**Request**: Images are not part of the copy; transcribe all the data exactly.

**Available data**:
★ ★ ★
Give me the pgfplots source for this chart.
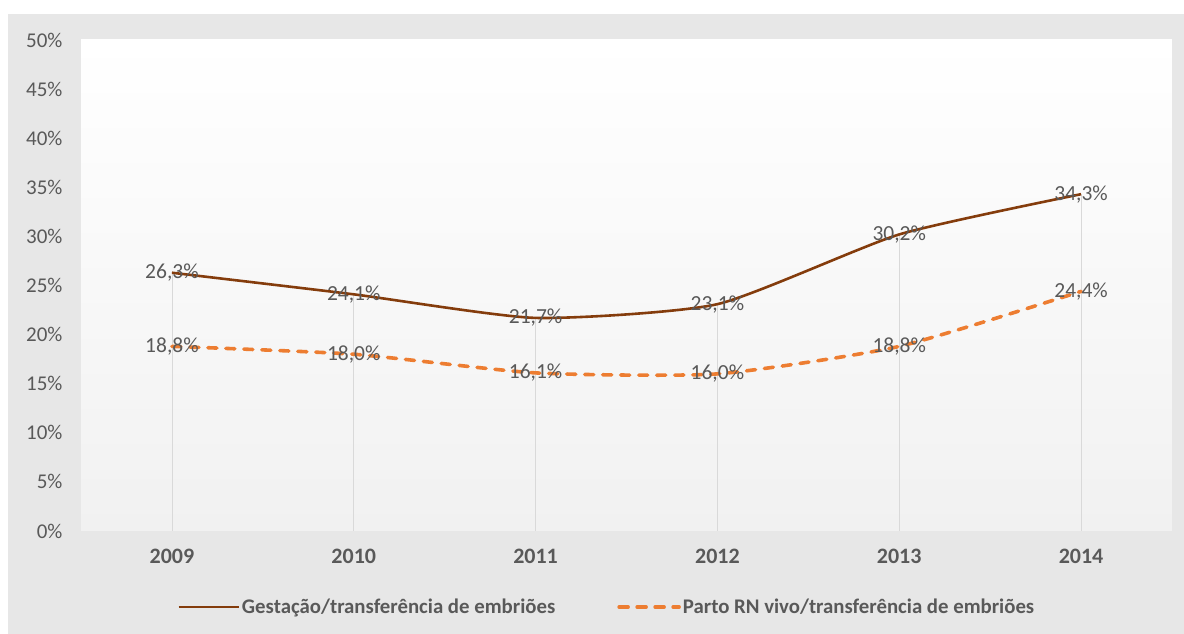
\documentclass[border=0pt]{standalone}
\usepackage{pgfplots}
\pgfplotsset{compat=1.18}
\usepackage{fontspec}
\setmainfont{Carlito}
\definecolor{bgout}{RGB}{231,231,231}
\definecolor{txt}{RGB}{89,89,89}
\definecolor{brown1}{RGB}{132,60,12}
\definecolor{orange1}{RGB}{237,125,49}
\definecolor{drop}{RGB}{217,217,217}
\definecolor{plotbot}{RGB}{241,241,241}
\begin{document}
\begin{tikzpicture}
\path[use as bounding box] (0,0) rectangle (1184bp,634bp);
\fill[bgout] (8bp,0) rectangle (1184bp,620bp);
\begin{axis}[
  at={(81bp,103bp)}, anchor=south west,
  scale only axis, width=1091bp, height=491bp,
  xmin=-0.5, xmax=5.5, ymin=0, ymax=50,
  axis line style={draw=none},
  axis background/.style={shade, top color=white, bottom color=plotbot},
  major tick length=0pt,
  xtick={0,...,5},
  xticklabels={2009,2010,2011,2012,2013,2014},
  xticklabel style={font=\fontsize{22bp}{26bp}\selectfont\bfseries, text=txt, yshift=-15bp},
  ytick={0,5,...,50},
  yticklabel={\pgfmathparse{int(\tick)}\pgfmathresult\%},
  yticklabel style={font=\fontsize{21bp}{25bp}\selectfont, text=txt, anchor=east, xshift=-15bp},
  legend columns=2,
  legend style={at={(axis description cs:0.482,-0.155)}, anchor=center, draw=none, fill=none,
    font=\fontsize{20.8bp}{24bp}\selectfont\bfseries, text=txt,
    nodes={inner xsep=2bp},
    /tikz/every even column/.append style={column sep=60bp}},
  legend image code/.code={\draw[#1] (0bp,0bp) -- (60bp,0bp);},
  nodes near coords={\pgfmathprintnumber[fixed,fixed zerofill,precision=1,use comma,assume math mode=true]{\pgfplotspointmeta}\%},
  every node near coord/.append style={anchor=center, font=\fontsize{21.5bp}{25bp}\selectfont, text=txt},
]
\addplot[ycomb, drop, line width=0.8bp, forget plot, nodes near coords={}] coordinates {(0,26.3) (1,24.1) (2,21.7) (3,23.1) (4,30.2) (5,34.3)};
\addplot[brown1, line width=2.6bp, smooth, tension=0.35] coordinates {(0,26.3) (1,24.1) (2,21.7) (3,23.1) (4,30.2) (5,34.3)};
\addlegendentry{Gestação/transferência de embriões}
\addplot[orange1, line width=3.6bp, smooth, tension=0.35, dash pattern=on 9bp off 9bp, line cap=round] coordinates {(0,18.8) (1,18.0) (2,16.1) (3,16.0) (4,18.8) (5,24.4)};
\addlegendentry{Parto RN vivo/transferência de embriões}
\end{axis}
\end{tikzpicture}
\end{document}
★ ★ ★
**Result of this exercise**:
Give me the pgfplots source for this chart.
\documentclass[border=0pt]{standalone}
\usepackage{pgfplots}
\pgfplotsset{compat=1.18}
\usepackage{fontspec}
\setmainfont{Carlito}
\definecolor{bgout}{RGB}{231,231,231}
\definecolor{txt}{RGB}{89,89,89}
\definecolor{brown1}{RGB}{132,60,12}
\definecolor{orange1}{RGB}{237,125,49}
\definecolor{drop}{RGB}{217,217,217}
\definecolor{plotbot}{RGB}{241,241,241}
\begin{document}
\begin{tikzpicture}
\path[use as bounding box] (0,0) rectangle (1184bp,634bp);
\fill[bgout] (8bp,0) rectangle (1184bp,620bp);
\begin{axis}[
  at={(81bp,103bp)}, anchor=south west,
  scale only axis, width=1091bp, height=491bp,
  xmin=-0.5, xmax=5.5, ymin=0, ymax=50,
  axis line style={draw=none},
  axis background/.style={shade, top color=white, bottom color=plotbot},
  major tick length=0pt,
  xtick={0,...,5},
  xticklabels={2009,2010,2011,2012,2013,2014},
  xticklabel style={font=\fontsize{22bp}{26bp}\selectfont\bfseries, text=txt, yshift=-15bp},
  ytick={0,5,...,50},
  yticklabel={\pgfmathparse{int(\tick)}\pgfmathresult\%},
  yticklabel style={font=\fontsize{21bp}{25bp}\selectfont, text=txt, anchor=east, xshift=-15bp},
  legend columns=2,
  legend style={at={(axis description cs:0.482,-0.155)}, anchor=center, draw=none, fill=none,
    font=\fontsize{20.8bp}{24bp}\selectfont\bfseries, text=txt,
    nodes={inner xsep=2bp},
    /tikz/every even column/.append style={column sep=60bp}},
  legend image code/.code={\draw[#1] (0bp,0bp) -- (60bp,0bp);},
  nodes near coords={\pgfmathprintnumber[fixed,fixed zerofill,precision=1,use comma,assume math mode=true]{\pgfplotspointmeta}\%},
  every node near coord/.append style={anchor=center, font=\fontsize{21.5bp}{25bp}\selectfont, text=txt},
]
\addplot[ycomb, drop, line width=0.8bp, forget plot, nodes near coords={}] coordinates {(0,26.3) (1,24.1) (2,21.7) (3,23.1) (4,30.2) (5,34.3)};
\addplot[brown1, line width=2.6bp, smooth, tension=0.35] coordinates {(0,26.3) (1,24.1) (2,21.7) (3,23.1) (4,30.2) (5,34.3)};
\addlegendentry{Gestação/transferência de embriões}
\addplot[orange1, line width=3.6bp, smooth, tension=0.35, dash pattern=on 9bp off 9bp, line cap=round] coordinates {(0,18.8) (1,18.0) (2,16.1) (3,16.0) (4,18.8) (5,24.4)};
\addlegendentry{Parto RN vivo/transferência de embriões}
\end{axis}
\end{tikzpicture}
\end{document}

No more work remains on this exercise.